The book means different things to different characters, typically taking them through a journey of temptation and disillusionment. For Charlie, it represents temptation into her old life: She is hired to steal it back for Lionel Salt, and her detective work about its location leads to several illegal activities. Although Charlie initially resists this pull into the past, Salt uses the book to control and entrap her. For the Hierophant, it represents freedom—the Hierophant believes that within the book is the magic necessary to bring his shadow to life without killing him. For Salt, it represents control: He orchestrates the supposed theft and retrieval of the book as a way of becoming a member of the Cabal.

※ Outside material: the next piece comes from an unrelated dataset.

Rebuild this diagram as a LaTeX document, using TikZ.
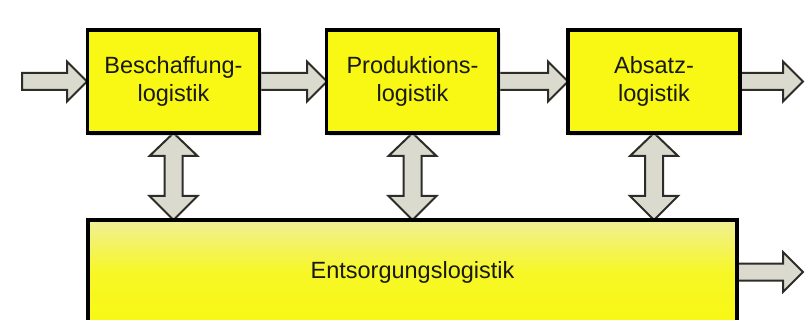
\documentclass[tikz,border=0pt]{standalone}
\usepackage{fontspec}
\setmainfont{Liberation Sans}
\usetikzlibrary{calc,shadows}
\definecolor{boxyellow}{RGB}{248,248,20}
\definecolor{paleyellow}{RGB}{240,240,150}
\definecolor{arrowfill}{RGB}{218,218,206}
\definecolor{arrowline}{RGB}{45,45,40}
\definecolor{textcol}{RGB}{25,25,20}
\tikzset{
  logbox/.style={draw=black, line width=3.5pt, fill=boxyellow, inner sep=0pt,
    minimum width=172pt, minimum height=103pt, align=center, text=textcol,
    font=\fontsize{23.5}{28}\selectfont,
    drop shadow={shadow xshift=2pt, shadow yshift=-3pt, fill=gray!60, opacity=0.35}},
  bigbox/.style={logbox, minimum width=649pt, minimum height=104pt,
    top color=paleyellow, bottom color=boxyellow, middle color=boxyellow!85!paleyellow},
  blockarrow/.style={draw=arrowline, fill=arrowfill, line width=2pt, line join=miter}
}
\newcommand{\HArrow}[2]{%
  \draw[blockarrow] ($(#1)+(0,-8.5)$) -- ($(#2)+(-20,-8.5)$) -- ($(#2)+(-20,-20)$) -- (#2)
    -- ($(#2)+(-20,20)$) -- ($(#2)+(-20,8.5)$) -- ($(#1)+(0,8.5)$) -- cycle;}
\newcommand{\VArrow}[2]{%
  \draw[blockarrow] (#1) -- ($(#1)+(24,23)$) -- ($(#1)+(9,23)$) -- ($(#2)+(9,-24)$)
    -- ($(#2)+(24,-24)$) -- (#2) -- ($(#2)+(-24,-24)$) -- ($(#2)+(-9,-24)$)
    -- ($(#1)+(-9,23)$) -- ($(#1)+(-24,23)$) -- cycle;}
\begin{document}
\begin{tikzpicture}[x=1pt,y=-1pt]
\useasboundingbox (0,0) rectangle (805,320);
\clip (0,0) rectangle (805,320);
\fill[white] (0,0) rectangle (805,320);
% nodes
\coordinate (in) at (22,81.5);
\coordinate (out) at (803,81.5);
\coordinate (out2) at (803,272);
\coordinate (b1a) at (173.5,133);
\coordinate (b2a) at (412.5,133);
\coordinate (b3a) at (654,133);
\coordinate (t1) at (173.5,220);
\coordinate (t2) at (412.5,220);
\coordinate (t3) at (654,220);
% arrows (drawn first, boxes on top)
\HArrow{in}{87,81.5}
\HArrow{260,81.5}{327,81.5}
\HArrow{498,81.5}{568,81.5}
\HArrow{740,81.5}{out}
\HArrow{737,272}{out2}
\VArrow{b1a}{t1}
\VArrow{b2a}{t2}
\VArrow{b3a}{t3}
% boxes
\node[logbox] (b1) at (173.5,81.5) {Beschaffung-\\logistik};
\node[logbox] (b2) at (412.5,81.5) {Produktions-\\logistik};
\node[logbox] (b3) at (654,81.5) {Absatz-\\logistik};
\node[bigbox] (big) at (412.5,272) {Entsorgungslogistik};
\end{tikzpicture}
\end{document}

Salt’s intention is for Charlie to fail in retrieving the lost book, but when she actually fulfills her task by finding the book in Salt’s safe, the Hierophant comes to understand the emptiness of Salt’s promises regarding the hidden ritual, shattering their trust. An object that Salt used to have control over his adversaries ultimately leads to his downfall.

Blood

Blood features heavily throughout the novel, predominantly in a mystical capacity. In the world of Book of Night, shadows are quickened, or woken into sapient beings, through bloodshed. This is established immediately in the novel’s prologue: “Just a little drink every day, he’d heard someone on the television say about their shadow. And it will be your best friend in the world” (1). The image of a small child attempting to draw blood for a ritualistic sacrifice is jarring and sets the tone for Black’s noir-tinged, dystopic world.

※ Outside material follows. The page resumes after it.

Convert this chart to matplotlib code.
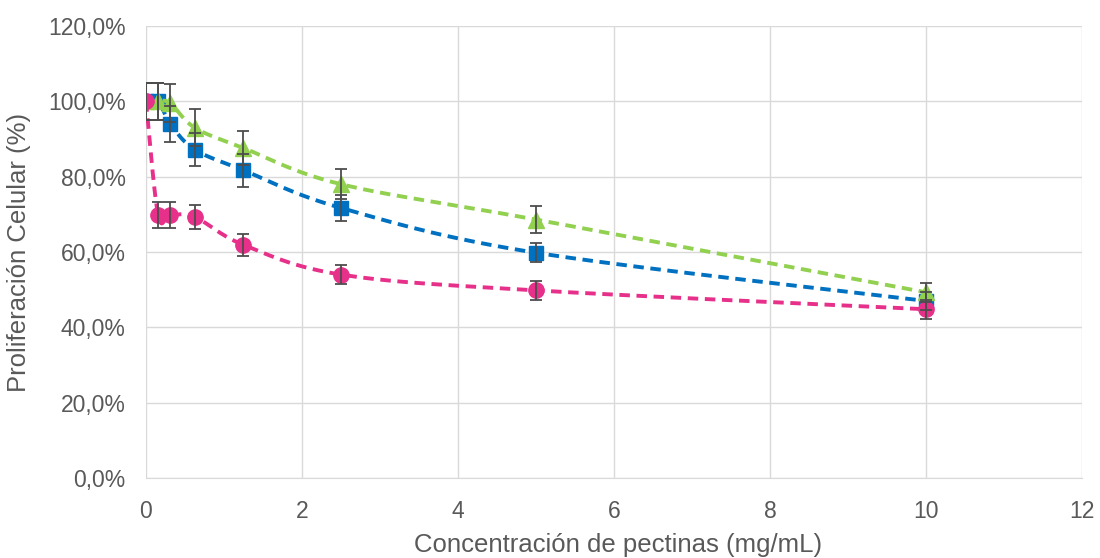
import numpy as np
import matplotlib
matplotlib.use("Agg")
import matplotlib.pyplot as plt
from matplotlib.ticker import FuncFormatter

conc = [0, 0.156, 0.3125, 0.625, 1.25, 2.5, 5, 10]
blue_vals = [100.0, 100.0, 94.0, 87.2, 81.7, 71.7, 59.8, 47.0]
blue_err = [5.0, 5.0, 4.7, 4.5, 4.4, 3.5, 2.5, 2.5]
green_vals = [100.0, 100.0, 99.5, 93.0, 87.6, 78.0, 68.6, 49.3]
green_err = [5.0, 5.0, 5.0, 4.9, 4.5, 4.0, 3.5, 2.5]
pink_vals = [100.0, 69.8, 69.8, 69.3, 61.9, 54.0, 49.8, 44.8]
pink_err = [5.0, 3.4, 3.4, 3.2, 3.0, 2.5, 2.5, 2.5]

x_ticks = [0, 2, 4, 6, 8, 10, 12]
y_ticks = [0, 20, 40, 60, 80, 100, 120]
x_label = "Concentración de pectinas (mg/mL)"
y_label = "Proliferación Celular (%)"

plt.rcParams['font.family'] = ['Liberation Sans', 'DejaVu Sans']


def smooth(xs, ys, n=30):
    # Excel-like smoothed line: cubic Bezier with Catmull-Rom control points
    xs = np.asarray(xs, float)
    ys = np.asarray(ys, float)
    px, py = [], []
    m = len(xs)
    for i in range(m - 1):
        p0 = (xs[max(i - 1, 0)], ys[max(i - 1, 0)])
        p1 = (xs[i], ys[i])
        p2 = (xs[i + 1], ys[i + 1])
        p3 = (xs[min(i + 2, m - 1)], ys[min(i + 2, m - 1)])
        c1 = (p1[0] + (p2[0] - p0[0]) / 6, p1[1] + (p2[1] - p0[1]) / 6)
        c2 = (p2[0] - (p3[0] - p1[0]) / 6, p2[1] - (p3[1] - p1[1]) / 6)
        t = np.linspace(0, 1, n)
        bx = (1 - t) ** 3 * p1[0] + 3 * (1 - t) ** 2 * t * c1[0] + 3 * (1 - t) * t ** 2 * c2[0] + t ** 3 * p2[0]
        by = (1 - t) ** 3 * p1[1] + 3 * (1 - t) ** 2 * t * c1[1] + 3 * (1 - t) * t ** 2 * c2[1] + t ** 3 * p2[1]
        px.extend(bx)
        py.extend(by)
    return np.array(px), np.array(py)


fig = plt.figure(figsize=(11, 5.58), dpi=100)
ax = fig.add_axes([0.1327, 0.1434, 0.8509, 0.81])

series = [
    (blue_vals, blue_err, "#0070C0", "s", 10.5),
    (green_vals, green_err, "#92D050", "^", 11.5),
    (pink_vals, pink_err, "#E6308A", "o", 11),
]
for k, (vals, err, col, mk, ms) in enumerate(series):
    sx, sy = smooth(conc, vals)
    ax.plot(sx, sy, color=col, lw=2.8, ls=(0, (2.7, 1.7)), zorder=3 + k * 0.1)
    ax.plot(conc, vals, ls="none", marker=mk, ms=ms, color=col, mec=col, zorder=3.05 + k * 0.1)
    ax.errorbar(conc, vals, yerr=err, fmt="none", ecolor="#4D4D4D", elinewidth=1.3,
                capsize=4.5, capthick=1.3, zorder=5)

ax.set_xlim(0, 12)
ax.set_ylim(0, 120)
ax.set_xticks(x_ticks)
ax.set_yticks(y_ticks)
ax.yaxis.set_major_formatter(FuncFormatter(lambda v, p: f"{v:.1f}%".replace(".", ",")))
ax.grid(True, color="#D9D9D9", lw=1.0, zorder=0)
ax.set_axisbelow(True)
for s in ["top", "right", "left"]:
    ax.spines[s].set_visible(False)
ax.spines["bottom"].set_color("#D9D9D9")
ax.tick_params(length=0, labelsize=16.5, colors="#595959")
ax.tick_params(axis="x", pad=15.5)
ax.tick_params(axis="y", pad=14.5)

fig.text(618 / 1100, 1 - 552 / 558, x_label, fontsize=18.5, color="#595959",
         ha="center", va="baseline")
fig.text(19 / 1100, 1 - 252 / 558, y_label, fontsize=18.5, color="#595959",
         ha="center", va="center", rotation=90)

fig.savefig("out.png", dpi=100)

Traditionally, blood is a symbol of life force. In some religious traditions, blood is also a synecdoche of a human being—the part that stands in for the whole. For example, the ritual of communion in Christianity and the practice of using taglocks in voodoo both rely on the idea of a small symbolic fragment representing a specific being (Jesus Christ and the subject of rituals, respectively). In the novel, an offering of blood serves both functions. The exchange of energy instills life force into one’s shadow; it also allows that shadow to become an aspect of oneself.

Eventually, it’s revealed that the secret to giving a shadow a human shape is to offer it one’s entire life force in the form of blood. This is how, upon Remy’s death, Red becomes Vince and how, after the death of the Hierophant’s host body, his shadow becomes the Blight. Ominously, the novel closes with Charlie feeding newly en-shadowed Red her blood, binding them together.